*Your objective*: Give the data below again exactly as written, without its pictures.

»»

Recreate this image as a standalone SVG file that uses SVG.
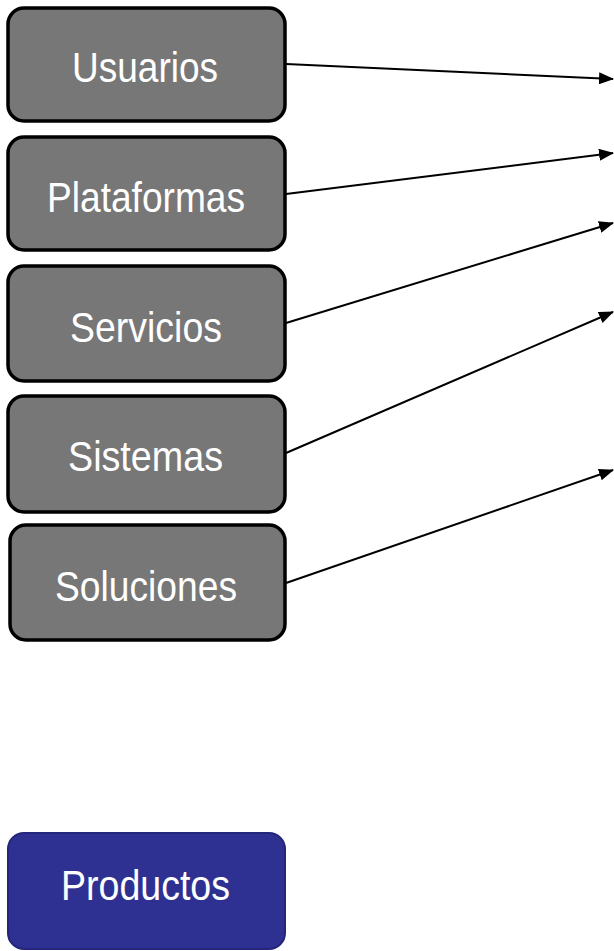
<svg xmlns="http://www.w3.org/2000/svg" width="614" height="951" viewBox="0 0 614 951">
<style>
.box{fill:#777777;stroke:#000;stroke-width:3.5}
.prod{fill:#2e3192;stroke:#23267a;stroke-width:2}
.lbl{font-family:"Liberation Sans",Arial,sans-serif;font-size:43px;fill:#fff}
.conn{stroke:#000;stroke-width:2;fill:none;marker-end:url(#ah)}
</style>
<defs>
<marker id="ah" markerWidth="15" markerHeight="12" refX="14" refY="6" orient="auto" markerUnits="userSpaceOnUse">
<path d="M0,0 L15,6 L0,12 z" fill="#000"/>
</marker>
</defs>
<g id="usuarios"><rect class="box" x="8" y="8" width="277" height="113" rx="16"/><text class="lbl" x="72" y="82" textLength="146" lengthAdjust="spacingAndGlyphs">Usuarios</text></g>
<g id="plataformas"><rect class="box" x="8" y="137" width="277" height="113" rx="16"/><text class="lbl" x="47" y="212" textLength="198" lengthAdjust="spacingAndGlyphs">Plataformas</text></g>
<g id="servicios"><rect class="box" x="8" y="266" width="277" height="115" rx="16"/><text class="lbl" x="70" y="342" textLength="152" lengthAdjust="spacingAndGlyphs">Servicios</text></g>
<g id="sistemas"><rect class="box" x="8" y="396" width="277" height="116" rx="16"/><text class="lbl" x="68" y="471" textLength="155" lengthAdjust="spacingAndGlyphs">Sistemas</text></g>
<g id="soluciones"><rect class="box" x="10" y="525" width="275" height="115" rx="16"/><text class="lbl" x="55" y="601" textLength="182" lengthAdjust="spacingAndGlyphs">Soluciones</text></g>
<g id="productos"><rect class="prod" x="8" y="833" width="277" height="116" rx="16"/><text class="lbl" x="61" y="900" textLength="169" lengthAdjust="spacingAndGlyphs">Productos</text></g>
<g id="connectors">
<line class="conn" x1="286" y1="64" x2="613" y2="79"/>
<line class="conn" x1="286" y1="194" x2="613" y2="153"/>
<line class="conn" x1="286" y1="323" x2="613" y2="223"/>
<line class="conn" x1="286" y1="453" x2="613" y2="312"/>
<line class="conn" x1="286" y1="583" x2="613" y2="470"/>
</g>
</svg>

««

*Full answer*:
Recreate this image as a standalone SVG file that uses SVG.
<svg xmlns="http://www.w3.org/2000/svg" width="614" height="951" viewBox="0 0 614 951">
<style>
.box{fill:#777777;stroke:#000;stroke-width:3.5}
.prod{fill:#2e3192;stroke:#23267a;stroke-width:2}
.lbl{font-family:"Liberation Sans",Arial,sans-serif;font-size:43px;fill:#fff}
.conn{stroke:#000;stroke-width:2;fill:none;marker-end:url(#ah)}
</style>
<defs>
<marker id="ah" markerWidth="15" markerHeight="12" refX="14" refY="6" orient="auto" markerUnits="userSpaceOnUse">
<path d="M0,0 L15,6 L0,12 z" fill="#000"/>
</marker>
</defs>
<g id="usuarios"><rect class="box" x="8" y="8" width="277" height="113" rx="16"/><text class="lbl" x="72" y="82" textLength="146" lengthAdjust="spacingAndGlyphs">Usuarios</text></g>
<g id="plataformas"><rect class="box" x="8" y="137" width="277" height="113" rx="16"/><text class="lbl" x="47" y="212" textLength="198" lengthAdjust="spacingAndGlyphs">Plataformas</text></g>
<g id="servicios"><rect class="box" x="8" y="266" width="277" height="115" rx="16"/><text class="lbl" x="70" y="342" textLength="152" lengthAdjust="spacingAndGlyphs">Servicios</text></g>
<g id="sistemas"><rect class="box" x="8" y="396" width="277" height="116" rx="16"/><text class="lbl" x="68" y="471" textLength="155" lengthAdjust="spacingAndGlyphs">Sistemas</text></g>
<g id="soluciones"><rect class="box" x="10" y="525" width="275" height="115" rx="16"/><text class="lbl" x="55" y="601" textLength="182" lengthAdjust="spacingAndGlyphs">Soluciones</text></g>
<g id="productos"><rect class="prod" x="8" y="833" width="277" height="116" rx="16"/><text class="lbl" x="61" y="900" textLength="169" lengthAdjust="spacingAndGlyphs">Productos</text></g>
<g id="connectors">
<line class="conn" x1="286" y1="64" x2="613" y2="79"/>
<line class="conn" x1="286" y1="194" x2="613" y2="153"/>
<line class="conn" x1="286" y1="323" x2="613" y2="223"/>
<line class="conn" x1="286" y1="453" x2="613" y2="312"/>
<line class="conn" x1="286" y1="583" x2="613" y2="470"/>
</g>
</svg>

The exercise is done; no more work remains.